Takanini Community Church community liaison Garry Schache said the burglary problem in Takanini South stemmed from extensive growth in the area and a proliferation of renters.
"First, in the Addison area in particular, there is a lot of new housing, it is very concentrated and a lot of those end up being rentals. Because it is a new housing area, there is ongoing development and it becomes an easy target for thieves to come into the area.
"Second, the houses that are being lived in are normally rented and often renters don't treat the building as their own. I understand that a lot of people may be careless, and I hear the police talking about a lot of people [who] aren't taking logical safety measures because it is not their home and it is probably a pain to go to the landlord and asking for those sorts of things."
Mr Schache said the problem was exacerbated by a a lack of police funding.
""I know for certain that police are doing their best. Because of the growth in the area and because of the large territory - the largest neighborhood policing territory in the country - the local policing team have to cover, they are pretty stretched but they are doing their best," he said.
"Overall, it has got to come down to funding. If the police were able to put more guys into the area I am sure they would."
He said the Takanini neighbourhood safety panel was planning to hold a barbecue for locals in the area to try to better teach people about appropriate safety measures.
Police Minister Judith Collins said improving resolution rates remained a priority.
Tactics, including targeting burglary hotspots, had been deployed across all 12 police districts, where commanders were "focusing on the issue", she said.
Asked if she thought curbing burglary rates in New Zealand was beyond the current capabilities of police, she said: "No. We all have a part to play in preventing crimes like burglary. For example, by securing our own property, looking out for our neighbours and keeping an eye out for suspicious activity in our communities."
The new system for recording burglaries was introduced, in part, to remove confusion about the multiple ways property crimes were entered in the police national intelligence system.

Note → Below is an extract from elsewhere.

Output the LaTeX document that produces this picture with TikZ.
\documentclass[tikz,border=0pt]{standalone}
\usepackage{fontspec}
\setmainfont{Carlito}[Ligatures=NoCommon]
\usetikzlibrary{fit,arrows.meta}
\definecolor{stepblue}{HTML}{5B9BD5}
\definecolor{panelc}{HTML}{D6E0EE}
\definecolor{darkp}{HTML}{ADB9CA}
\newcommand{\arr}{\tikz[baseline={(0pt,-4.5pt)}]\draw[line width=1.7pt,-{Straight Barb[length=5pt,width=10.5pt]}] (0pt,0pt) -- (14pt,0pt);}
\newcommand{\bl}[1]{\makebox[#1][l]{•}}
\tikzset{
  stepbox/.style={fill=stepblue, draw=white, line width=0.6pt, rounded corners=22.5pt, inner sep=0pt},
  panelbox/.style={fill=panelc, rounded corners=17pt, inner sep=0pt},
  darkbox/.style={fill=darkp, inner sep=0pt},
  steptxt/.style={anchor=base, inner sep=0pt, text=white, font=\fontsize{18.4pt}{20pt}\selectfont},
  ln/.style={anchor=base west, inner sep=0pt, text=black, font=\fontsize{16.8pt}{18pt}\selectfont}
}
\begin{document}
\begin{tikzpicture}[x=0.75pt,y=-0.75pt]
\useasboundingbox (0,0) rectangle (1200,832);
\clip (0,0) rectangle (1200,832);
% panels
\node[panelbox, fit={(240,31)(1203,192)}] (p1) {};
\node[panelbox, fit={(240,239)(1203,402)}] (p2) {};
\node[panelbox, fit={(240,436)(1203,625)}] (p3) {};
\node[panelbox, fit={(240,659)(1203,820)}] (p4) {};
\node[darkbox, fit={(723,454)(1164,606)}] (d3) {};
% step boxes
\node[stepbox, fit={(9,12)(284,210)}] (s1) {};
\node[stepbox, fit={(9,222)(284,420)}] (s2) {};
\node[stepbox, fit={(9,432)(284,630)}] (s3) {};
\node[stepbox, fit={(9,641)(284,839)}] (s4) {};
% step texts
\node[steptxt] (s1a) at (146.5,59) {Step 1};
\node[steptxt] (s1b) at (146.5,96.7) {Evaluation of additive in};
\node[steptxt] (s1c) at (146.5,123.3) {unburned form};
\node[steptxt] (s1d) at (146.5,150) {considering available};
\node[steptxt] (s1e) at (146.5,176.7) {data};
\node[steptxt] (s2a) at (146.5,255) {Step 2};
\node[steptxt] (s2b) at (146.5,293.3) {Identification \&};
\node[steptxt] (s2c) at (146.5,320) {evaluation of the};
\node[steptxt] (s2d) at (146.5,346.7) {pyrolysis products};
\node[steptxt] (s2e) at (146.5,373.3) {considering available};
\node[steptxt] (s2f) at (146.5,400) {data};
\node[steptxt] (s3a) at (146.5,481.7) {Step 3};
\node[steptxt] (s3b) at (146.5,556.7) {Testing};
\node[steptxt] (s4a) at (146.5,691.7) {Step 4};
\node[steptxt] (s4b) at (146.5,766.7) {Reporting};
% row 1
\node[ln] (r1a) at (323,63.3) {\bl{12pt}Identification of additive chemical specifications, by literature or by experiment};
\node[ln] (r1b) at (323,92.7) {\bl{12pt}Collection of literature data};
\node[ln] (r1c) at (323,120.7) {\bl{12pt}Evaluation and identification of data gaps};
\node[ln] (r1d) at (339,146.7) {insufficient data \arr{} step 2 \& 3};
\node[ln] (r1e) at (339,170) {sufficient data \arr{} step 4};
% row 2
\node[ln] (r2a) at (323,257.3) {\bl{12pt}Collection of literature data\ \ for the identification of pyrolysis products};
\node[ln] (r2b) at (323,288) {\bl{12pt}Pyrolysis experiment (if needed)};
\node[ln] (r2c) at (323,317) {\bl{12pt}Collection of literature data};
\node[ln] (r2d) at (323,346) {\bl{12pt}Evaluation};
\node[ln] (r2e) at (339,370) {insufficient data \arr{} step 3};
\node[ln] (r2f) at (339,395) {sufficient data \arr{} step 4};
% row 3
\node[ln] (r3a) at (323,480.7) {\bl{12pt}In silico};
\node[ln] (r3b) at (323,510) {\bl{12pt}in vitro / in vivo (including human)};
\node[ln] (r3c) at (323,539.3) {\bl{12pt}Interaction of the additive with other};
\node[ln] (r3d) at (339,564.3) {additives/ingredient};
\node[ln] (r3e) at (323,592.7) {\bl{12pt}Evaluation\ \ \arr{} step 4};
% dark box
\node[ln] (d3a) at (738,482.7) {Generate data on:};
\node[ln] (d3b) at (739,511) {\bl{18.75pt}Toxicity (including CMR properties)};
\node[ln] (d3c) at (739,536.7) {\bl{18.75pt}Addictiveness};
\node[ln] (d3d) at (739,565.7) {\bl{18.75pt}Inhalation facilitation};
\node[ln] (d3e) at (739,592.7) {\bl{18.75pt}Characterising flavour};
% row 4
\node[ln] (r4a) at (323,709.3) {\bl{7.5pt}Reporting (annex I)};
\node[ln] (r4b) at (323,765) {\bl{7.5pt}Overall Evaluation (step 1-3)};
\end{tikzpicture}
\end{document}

The number of burglaries under the new definition has increased. After an average of 109 burglaries a day in 2013 and 106 in 2014, the figure for the 18 months to December 31 last year was 178.
At a territorial authority level, Auckland had 34,555 burglaries, followed by Christchurch and Hamilton, which had 8824 and 5232 respectively. Next were Rotorua, Whangarei, Hastings and Wellington.
One morning last year, her husband, Len, got up to make his breakfast before going to work and found their family home in Takanini - less than 2km from the country's most burgled residential neighbourhood - had been ransacked as they slept.
"We were both absolutely devastated," said Mrs Braithwaite-Smith.
We felt violated more than anything, that someone had invaded our home, our safe place, our castle without us inviting them in.
Sitting in the room that was stripped of its portable valuables - laptops, iPads, handbags and heirlooms - she depicts the emotional effect the crime continues to have over her family.
"We went from absolute astonishment and sadness to absolute anger and then it was all the emotion attached to that - we just didn't know how to cope at first.
"It was like a bereavement at first, it was grief."
However, Mrs Braithwaite-Smith said she was blown away by Counties Manukau Police's response.
"They have been absolutely marvellous. I want people to know how much they helped us and everything they did for us was wonderful."
Karl Howett was asleep at home when a noise woke him around 2am. Thinking he was imagining things he went back to sleep until he received a call from police to say his car had been stolen.
When he went downstairs he found his possessions had been taken.
Mr Howett said the experience was unnerving.
"The thought of them coming upstairs was a bit daunting, you know, you don't know what they're going to do to you while you're asleep."
He said prior to the burglary he had been relaxed about security but now ensures everything is locked at all times.